Monday, 30 March 2015

BBC: 'Success' Is 25% Of An Industry Collapsing

Life at Puddlecote Inc is extremely busy at the moment and likely to be for some time, so content may be sparse here for a while.

In the meantime, you may be interested in a 10 minute piece on the Irish smoking ban from the BBC World Service which you can listen to here. You see, the BBC has told the world that Ireland's ban was a great success because they found a former opponent whose pub is still in business. So that's all right then.

He's one of the lucky ones, though, because there were 9,964 licensed pubs in Ireland 2004 when the ban arrived, but only 7,509 - and falling - eight years later in 2012 according to the FT. Or, as one publican described it ...
Landlord Liam Fitzpatrick, who began working in the pub from the age of 14, says there has been a cultural shift in Ireland over the past decade with people drinking at home rather than in the pub.
Well, with supermarket booze still being as cheap as it has always been, the cultural shift has been out of pubs and into a place where rules based on junk science don't place an obstacle in front of enjoyment and relaxation. What else would one expect?
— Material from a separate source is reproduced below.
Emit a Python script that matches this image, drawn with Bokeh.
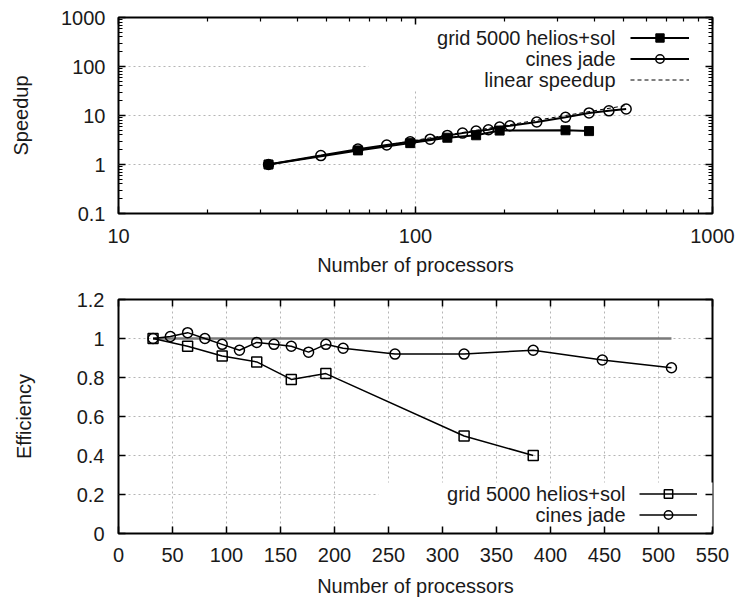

The BBC reporter, however, didn't think it was worth mentioning that over a quarter of Ireland's pub stock has been extinguished since the oh-so-wonderful smoke-free experiment in 2004. And there we were thinking that the BBC is a world-renowned source of agenda-free news, eh?


4 comments:

Junican said...

Well, there is a big problem, DP. In the UK, all three main parties are in favour of the smoking ban. Thus, to be politically impartial, the BBC has to report only pro-ban stories.

Jax said...

Why, oh why, do the BBC and other media outlets still cling to the idea that if they say something, the gullible public will simply believe it like it’s gospel truth, along the lines of: “Crumbs! I thought the pub trade had collapsed after the smoking ban, ever since our three local pubs closed within 18 months of it. Obviously I was wrong. They were all just ‘unlucky’ at exactly the same time.”


Maybe it’s because this did seem to be the way of things before the ban, when all those ban-supporters (and, largely, ban-apathists amongst the non-smoking community) swallowed – hook, line and sinker - every story about how the pub trade wouldn’t be harmed by the ban, and about how things would jog on just the same for non-smoking drinkers, so no need to worry about anything. After all, they were told, even smokers would soon “get used to it” and start to come down the pub again to enjoy a lovely, non-smoking evening with their lovely non-smoking chums. It was all going to be such lovely, healthy fun, wasn’t it?


It seems that the BBC haven’t yet realised that whilst they can make very authoritative-sounding proclamations about things that haven’t happened yet and have people believe them, it’s a different story when they are trying to convince people that what has self-evidently happened before their very eyes actually hasn’t really happened at all … their local is still there, it's as busy as ever, all their friends still gather there regularly, and it truly hasn't morphed into a restaurant-with-a-pubby-name. Honest. I know it's true - I saw it on the BBC!

Little Black Censored said...

What I love about pubs these days is that you can smell the lavatories and the sweating fellow-customers.

JonathanBagley said...

Does Ireland have large pub cos owning most of the pubs? They are the culprits in the UK, apparently.